_To be done_.
Repeat the material below word for word and leave out all pictures.

_Source data_.
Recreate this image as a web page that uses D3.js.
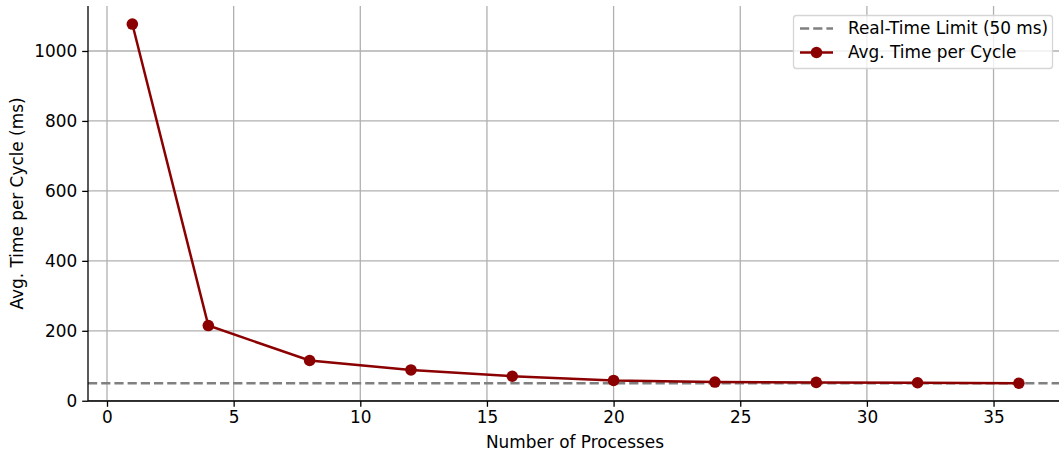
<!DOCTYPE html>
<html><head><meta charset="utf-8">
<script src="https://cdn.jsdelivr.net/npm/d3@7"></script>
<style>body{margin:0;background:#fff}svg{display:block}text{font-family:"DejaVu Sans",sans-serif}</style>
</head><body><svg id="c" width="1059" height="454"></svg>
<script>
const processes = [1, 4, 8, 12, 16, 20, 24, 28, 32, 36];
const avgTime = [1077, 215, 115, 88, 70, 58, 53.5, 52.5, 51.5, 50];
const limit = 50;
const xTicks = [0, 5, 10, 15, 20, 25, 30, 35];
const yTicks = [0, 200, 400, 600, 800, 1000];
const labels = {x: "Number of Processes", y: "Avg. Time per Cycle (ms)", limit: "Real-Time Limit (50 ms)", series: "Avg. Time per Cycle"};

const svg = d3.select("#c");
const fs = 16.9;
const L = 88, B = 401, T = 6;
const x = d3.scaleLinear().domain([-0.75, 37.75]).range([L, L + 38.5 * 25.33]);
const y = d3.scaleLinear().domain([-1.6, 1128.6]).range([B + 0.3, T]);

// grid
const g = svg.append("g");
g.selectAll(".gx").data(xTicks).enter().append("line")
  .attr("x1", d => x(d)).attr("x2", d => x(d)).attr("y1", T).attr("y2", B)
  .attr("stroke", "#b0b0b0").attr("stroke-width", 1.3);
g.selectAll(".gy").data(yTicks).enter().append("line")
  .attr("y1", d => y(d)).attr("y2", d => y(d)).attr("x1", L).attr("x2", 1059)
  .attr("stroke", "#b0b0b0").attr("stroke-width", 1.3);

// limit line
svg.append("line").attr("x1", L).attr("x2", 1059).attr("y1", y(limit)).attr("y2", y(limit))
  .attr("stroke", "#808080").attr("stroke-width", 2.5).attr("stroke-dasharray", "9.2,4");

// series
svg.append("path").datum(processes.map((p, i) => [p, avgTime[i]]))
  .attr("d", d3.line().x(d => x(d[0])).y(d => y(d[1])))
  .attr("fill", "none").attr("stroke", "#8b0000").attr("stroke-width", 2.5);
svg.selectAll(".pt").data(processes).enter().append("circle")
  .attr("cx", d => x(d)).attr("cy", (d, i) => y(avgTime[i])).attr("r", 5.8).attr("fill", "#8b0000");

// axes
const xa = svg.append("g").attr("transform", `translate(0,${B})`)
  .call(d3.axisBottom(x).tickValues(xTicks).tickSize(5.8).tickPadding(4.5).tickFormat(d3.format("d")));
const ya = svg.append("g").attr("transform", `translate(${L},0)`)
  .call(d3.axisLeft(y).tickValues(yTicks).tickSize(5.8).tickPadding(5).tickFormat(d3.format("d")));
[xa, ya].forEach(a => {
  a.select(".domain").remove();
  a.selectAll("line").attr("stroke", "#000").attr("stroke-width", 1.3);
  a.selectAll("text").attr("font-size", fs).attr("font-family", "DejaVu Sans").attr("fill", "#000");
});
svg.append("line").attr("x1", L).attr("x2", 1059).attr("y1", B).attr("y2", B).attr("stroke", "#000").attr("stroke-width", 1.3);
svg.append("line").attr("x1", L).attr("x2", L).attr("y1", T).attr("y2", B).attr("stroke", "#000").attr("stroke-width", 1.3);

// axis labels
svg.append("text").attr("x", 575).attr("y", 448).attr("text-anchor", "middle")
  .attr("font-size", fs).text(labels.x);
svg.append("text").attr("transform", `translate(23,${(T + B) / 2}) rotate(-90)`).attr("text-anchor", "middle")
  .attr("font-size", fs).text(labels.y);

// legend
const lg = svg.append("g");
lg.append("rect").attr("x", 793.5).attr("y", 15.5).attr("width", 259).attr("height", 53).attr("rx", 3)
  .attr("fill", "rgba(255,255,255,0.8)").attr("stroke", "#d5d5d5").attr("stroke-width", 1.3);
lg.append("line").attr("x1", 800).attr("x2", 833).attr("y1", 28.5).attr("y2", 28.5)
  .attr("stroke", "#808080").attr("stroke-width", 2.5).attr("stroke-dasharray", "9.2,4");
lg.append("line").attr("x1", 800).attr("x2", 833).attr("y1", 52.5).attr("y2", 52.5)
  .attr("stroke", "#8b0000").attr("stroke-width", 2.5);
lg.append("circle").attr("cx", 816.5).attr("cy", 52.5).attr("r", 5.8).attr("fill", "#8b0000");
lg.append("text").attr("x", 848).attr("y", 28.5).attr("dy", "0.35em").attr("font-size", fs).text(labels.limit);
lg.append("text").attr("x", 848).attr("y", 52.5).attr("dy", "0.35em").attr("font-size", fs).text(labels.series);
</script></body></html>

_Task solution_.
Recreate this image as a web page that uses D3.js.
<!DOCTYPE html>
<html><head><meta charset="utf-8">
<script src="https://cdn.jsdelivr.net/npm/d3@7"></script>
<style>body{margin:0;background:#fff}svg{display:block}text{font-family:"DejaVu Sans",sans-serif}</style>
</head><body><svg id="c" width="1059" height="454"></svg>
<script>
const processes = [1, 4, 8, 12, 16, 20, 24, 28, 32, 36];
const avgTime = [1077, 215, 115, 88, 70, 58, 53.5, 52.5, 51.5, 50];
const limit = 50;
const xTicks = [0, 5, 10, 15, 20, 25, 30, 35];
const yTicks = [0, 200, 400, 600, 800, 1000];
const labels = {x: "Number of Processes", y: "Avg. Time per Cycle (ms)", limit: "Real-Time Limit (50 ms)", series: "Avg. Time per Cycle"};

const svg = d3.select("#c");
const fs = 16.9;
const L = 88, B = 401, T = 6;
const x = d3.scaleLinear().domain([-0.75, 37.75]).range([L, L + 38.5 * 25.33]);
const y = d3.scaleLinear().domain([-1.6, 1128.6]).range([B + 0.3, T]);

// grid
const g = svg.append("g");
g.selectAll(".gx").data(xTicks).enter().append("line")
  .attr("x1", d => x(d)).attr("x2", d => x(d)).attr("y1", T).attr("y2", B)
  .attr("stroke", "#b0b0b0").attr("stroke-width", 1.3);
g.selectAll(".gy").data(yTicks).enter().append("line")
  .attr("y1", d => y(d)).attr("y2", d => y(d)).attr("x1", L).attr("x2", 1059)
  .attr("stroke", "#b0b0b0").attr("stroke-width", 1.3);

// limit line
svg.append("line").attr("x1", L).attr("x2", 1059).attr("y1", y(limit)).attr("y2", y(limit))
  .attr("stroke", "#808080").attr("stroke-width", 2.5).attr("stroke-dasharray", "9.2,4");

// series
svg.append("path").datum(processes.map((p, i) => [p, avgTime[i]]))
  .attr("d", d3.line().x(d => x(d[0])).y(d => y(d[1])))
  .attr("fill", "none").attr("stroke", "#8b0000").attr("stroke-width", 2.5);
svg.selectAll(".pt").data(processes).enter().append("circle")
  .attr("cx", d => x(d)).attr("cy", (d, i) => y(avgTime[i])).attr("r", 5.8).attr("fill", "#8b0000");

// axes
const xa = svg.append("g").attr("transform", `translate(0,${B})`)
  .call(d3.axisBottom(x).tickValues(xTicks).tickSize(5.8).tickPadding(4.5).tickFormat(d3.format("d")));
const ya = svg.append("g").attr("transform", `translate(${L},0)`)
  .call(d3.axisLeft(y).tickValues(yTicks).tickSize(5.8).tickPadding(5).tickFormat(d3.format("d")));
[xa, ya].forEach(a => {
  a.select(".domain").remove();
  a.selectAll("line").attr("stroke", "#000").attr("stroke-width", 1.3);
  a.selectAll("text").attr("font-size", fs).attr("font-family", "DejaVu Sans").attr("fill", "#000");
});
svg.append("line").attr("x1", L).attr("x2", 1059).attr("y1", B).attr("y2", B).attr("stroke", "#000").attr("stroke-width", 1.3);
svg.append("line").attr("x1", L).attr("x2", L).attr("y1", T).attr("y2", B).attr("stroke", "#000").attr("stroke-width", 1.3);

// axis labels
svg.append("text").attr("x", 575).attr("y", 448).attr("text-anchor", "middle")
  .attr("font-size", fs).text(labels.x);
svg.append("text").attr("transform", `translate(23,${(T + B) / 2}) rotate(-90)`).attr("text-anchor", "middle")
  .attr("font-size", fs).text(labels.y);

// legend
const lg = svg.append("g");
lg.append("rect").attr("x", 793.5).attr("y", 15.5).attr("width", 259).attr("height", 53).attr("rx", 3)
  .attr("fill", "rgba(255,255,255,0.8)").attr("stroke", "#d5d5d5").attr("stroke-width", 1.3);
lg.append("line").attr("x1", 800).attr("x2", 833).attr("y1", 28.5).attr("y2", 28.5)
  .attr("stroke", "#808080").attr("stroke-width", 2.5).attr("stroke-dasharray", "9.2,4");
lg.append("line").attr("x1", 800).attr("x2", 833).attr("y1", 52.5).attr("y2", 52.5)
  .attr("stroke", "#8b0000").attr("stroke-width", 2.5);
lg.append("circle").attr("cx", 816.5).attr("cy", 52.5).attr("r", 5.8).attr("fill", "#8b0000");
lg.append("text").attr("x", 848).attr("y", 28.5).attr("dy", "0.35em").attr("font-size", fs).text(labels.limit);
lg.append("text").attr("x", 848).attr("y", 52.5).attr("dy", "0.35em").attr("font-size", fs).text(labels.series);
</script></body></html>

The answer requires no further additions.